Thursday, June 30, 2011

Fab Five Plus Two

When you are in elementary school and junior high school people come into our lives that we consider our friends.  They are these wonderful people who are there with us as we go through puberty.  They make us laugh and they even make us cry.  We go through things together like first loves, jealousy, gossip, training bras and the list goes on. 

Up to about junior high we can't live wihout these people.  They are our world and even being home on the weekends drives us crazy because we are not around our friends as much.  Then as we move on to high school something happens.  All these other kids from different middle schools who are strangers suddenly are poured into one giant melting pot and we are expected to co-habitate for six hours every day.  As much as we vow to stick with our old friends, there is something magical about these new people and we somehow gravitate toward them and slowly ...voila...they become our new friends.  We try and still be just as close with our old faithful friends and they try and do the same but strangely...they have new friends too and the chemistry is not always a good mix. 

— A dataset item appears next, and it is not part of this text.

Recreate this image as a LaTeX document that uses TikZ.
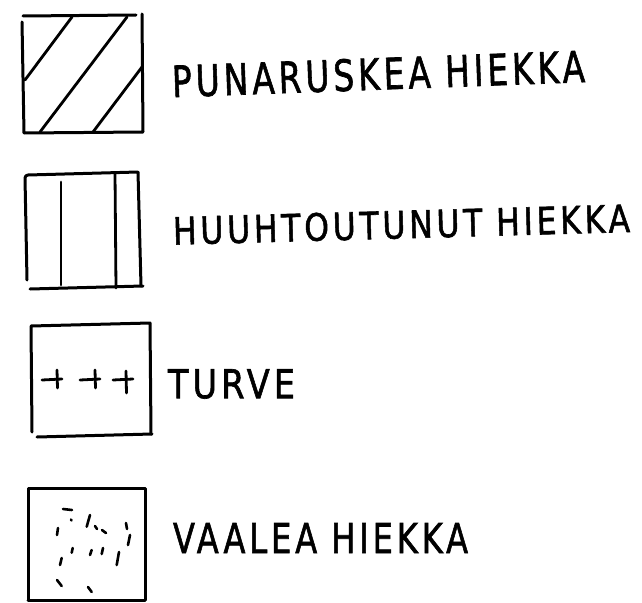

Slowly we become different people molding ourselves to fit our new friends and forgetting our friends of the past, maybe not completely but if we do talk it's brief and definately not the same.  High school is a strange time and it's a time when we all try and find our identity while having to realize that soon we will have to choose a career path and become adults.  Looking through my yearbook I see all the KITs which was short for keep in touch.  Friends promising to be friends forever until graduation but somehow thinking in the back of our minds that we would slowly lose touch.

After I graduated I didn't think I would see many of my friends and while it was sad I realized that life goes on, people move on.  Then came Facebook....

Suddenly all these people from my past were here in one place wanting to be my friend.  I was suddenly reminded when people's birthdays were and I got continuous updates.  Even people I didn't talk to much in high school suddenly remembered me and even they wanted to be my friends...and magically like I was put in a time machine to 1984, there were my friends, my old friends that were there long before I cared about pomp and circumstance.

There are friends whom you know will always be just here on Facebook and then there are old friends who no matter how much time it has been since the last time you talked you realize are friends who are part of your soul.  Last night I experienced this with four friends whom I go way back with.  Nancy (BFF), Eddie, Sarah and Carl. 

The great thing about old friends is that they sometimes come with new friends who are their spouses.  This was also true last night when Carl brought Jennifer and Nancy brought Mark.

When we drove into the parking lot of the restaurant we saw Sarah jumping up and down like she just won the lottery, but her happiness came from seeing us and we were just as excited wanting to jump right out of the car.  Then we saw Carl and his wife and we all ran to each other and huddled in a bear hug bigger than the one that Carl designed in sixth grade.

What happens at the lotus stays at the lotus but I will tell you this...I have not laughed so hard in months.  We made enough inside jokes to last us a lifetime and we had a blast in the process.  There we were sitting around this table remembering how we were back in the day yet marveling about how awesome we still were as adults.  I smile when I think about it and I can't wait for the next time we can all get together...even if we have to hunt Sarah down in a snow bank. 

Someone I will just call my ex #1 friend introduced me to a song called friends.  One of the verses says...
Though it's hard to let you go, in the Father's hands we know that a lifetime's not too long to live as friends".  I think of those words and they are so true.  I feel so blessed and so grateful to have these old and new friends in my life.  I have the picture we took in a frame on my desk in a frame that says FRIENDS.  We make sense but this time I will spell it CENTS because that is the first letter of our old friends names.  Carl, Eddie, Nancy, Tembi and Sarah.

I know that no matter what I may go through in life or how I look, they will always remember me as I was back then and love me for who I am now still and you know what?  A lifetime isn't too long to live as friends.  I love you guys!